:: The data
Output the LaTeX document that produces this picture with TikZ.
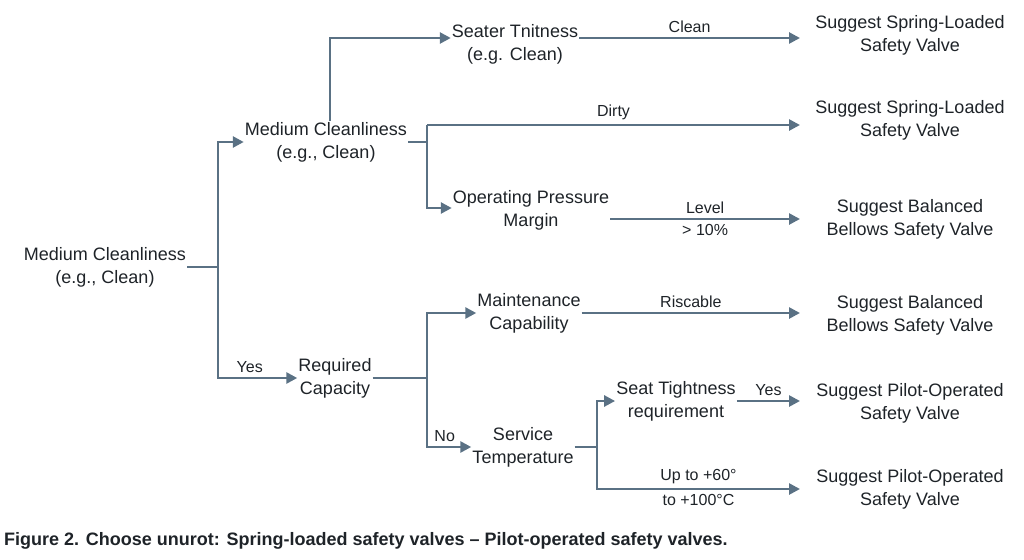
::::
:: The data
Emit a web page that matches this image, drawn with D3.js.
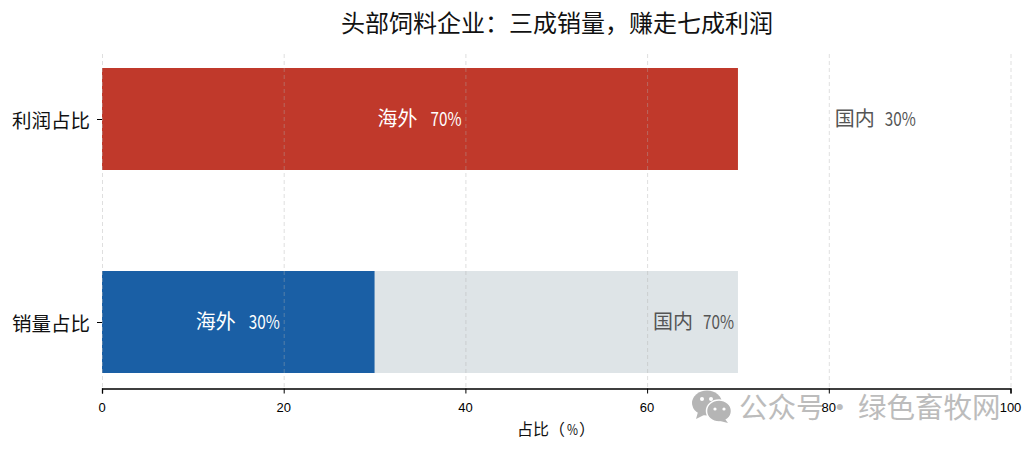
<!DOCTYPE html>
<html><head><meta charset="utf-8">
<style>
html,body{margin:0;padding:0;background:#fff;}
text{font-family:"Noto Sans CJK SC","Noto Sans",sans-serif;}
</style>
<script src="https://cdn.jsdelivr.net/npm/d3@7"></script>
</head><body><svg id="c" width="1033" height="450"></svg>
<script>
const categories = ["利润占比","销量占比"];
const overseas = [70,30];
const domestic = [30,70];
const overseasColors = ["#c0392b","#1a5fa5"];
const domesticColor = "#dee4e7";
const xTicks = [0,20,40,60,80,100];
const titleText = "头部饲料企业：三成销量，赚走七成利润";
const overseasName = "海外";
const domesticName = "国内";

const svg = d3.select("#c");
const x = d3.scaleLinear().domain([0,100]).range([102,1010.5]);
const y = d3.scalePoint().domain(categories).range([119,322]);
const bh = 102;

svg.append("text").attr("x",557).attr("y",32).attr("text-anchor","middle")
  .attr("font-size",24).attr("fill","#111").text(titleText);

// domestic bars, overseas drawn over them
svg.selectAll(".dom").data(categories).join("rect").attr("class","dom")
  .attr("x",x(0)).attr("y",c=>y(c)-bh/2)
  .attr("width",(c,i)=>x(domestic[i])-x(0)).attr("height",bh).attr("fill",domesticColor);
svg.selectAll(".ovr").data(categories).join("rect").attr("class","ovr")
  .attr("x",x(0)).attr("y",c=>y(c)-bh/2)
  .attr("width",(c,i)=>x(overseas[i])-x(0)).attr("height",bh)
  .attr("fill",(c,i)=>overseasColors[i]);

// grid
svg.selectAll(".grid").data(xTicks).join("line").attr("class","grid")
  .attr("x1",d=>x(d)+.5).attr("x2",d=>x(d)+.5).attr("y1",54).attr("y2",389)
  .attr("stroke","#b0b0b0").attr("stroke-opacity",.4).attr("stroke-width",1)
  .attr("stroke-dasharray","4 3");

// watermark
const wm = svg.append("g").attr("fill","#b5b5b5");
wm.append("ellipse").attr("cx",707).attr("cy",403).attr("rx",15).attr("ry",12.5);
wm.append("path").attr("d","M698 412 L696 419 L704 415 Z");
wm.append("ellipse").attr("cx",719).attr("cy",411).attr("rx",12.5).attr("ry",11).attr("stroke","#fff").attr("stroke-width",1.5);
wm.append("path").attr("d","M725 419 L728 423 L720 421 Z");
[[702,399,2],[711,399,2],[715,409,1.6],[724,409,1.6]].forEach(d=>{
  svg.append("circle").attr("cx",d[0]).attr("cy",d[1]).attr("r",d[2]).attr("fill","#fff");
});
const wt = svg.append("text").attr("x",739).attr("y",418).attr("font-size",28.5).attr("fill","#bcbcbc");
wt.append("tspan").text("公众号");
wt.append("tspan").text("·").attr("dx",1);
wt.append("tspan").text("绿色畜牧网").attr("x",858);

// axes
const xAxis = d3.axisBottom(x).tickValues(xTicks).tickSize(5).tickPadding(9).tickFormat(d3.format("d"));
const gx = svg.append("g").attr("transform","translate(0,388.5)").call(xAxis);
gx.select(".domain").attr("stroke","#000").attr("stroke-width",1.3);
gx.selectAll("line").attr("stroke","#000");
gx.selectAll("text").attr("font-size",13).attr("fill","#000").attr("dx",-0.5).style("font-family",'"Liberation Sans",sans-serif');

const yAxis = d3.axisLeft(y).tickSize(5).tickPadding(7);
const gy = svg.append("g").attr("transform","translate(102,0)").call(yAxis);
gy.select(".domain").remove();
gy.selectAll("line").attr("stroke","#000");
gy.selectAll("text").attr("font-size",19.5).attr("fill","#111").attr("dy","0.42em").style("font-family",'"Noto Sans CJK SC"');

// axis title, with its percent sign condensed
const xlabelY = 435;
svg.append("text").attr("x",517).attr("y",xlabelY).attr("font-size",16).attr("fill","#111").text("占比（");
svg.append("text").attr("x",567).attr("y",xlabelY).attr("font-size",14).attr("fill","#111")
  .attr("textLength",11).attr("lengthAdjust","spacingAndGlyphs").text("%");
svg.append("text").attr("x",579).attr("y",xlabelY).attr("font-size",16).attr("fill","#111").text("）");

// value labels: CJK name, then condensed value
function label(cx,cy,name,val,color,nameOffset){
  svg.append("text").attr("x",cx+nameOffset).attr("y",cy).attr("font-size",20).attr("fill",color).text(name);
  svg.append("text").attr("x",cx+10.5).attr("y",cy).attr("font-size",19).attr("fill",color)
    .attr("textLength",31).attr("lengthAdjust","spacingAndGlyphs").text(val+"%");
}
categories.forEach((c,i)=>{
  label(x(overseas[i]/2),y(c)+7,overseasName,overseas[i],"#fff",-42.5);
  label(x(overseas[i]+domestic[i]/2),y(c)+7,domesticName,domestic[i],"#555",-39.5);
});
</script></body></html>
::::
Show every line from the listing above in which the string "that" appears.

Output the LaTeX document that produces this picture with TikZ.
Emit a web page that matches this image, drawn with D3.js.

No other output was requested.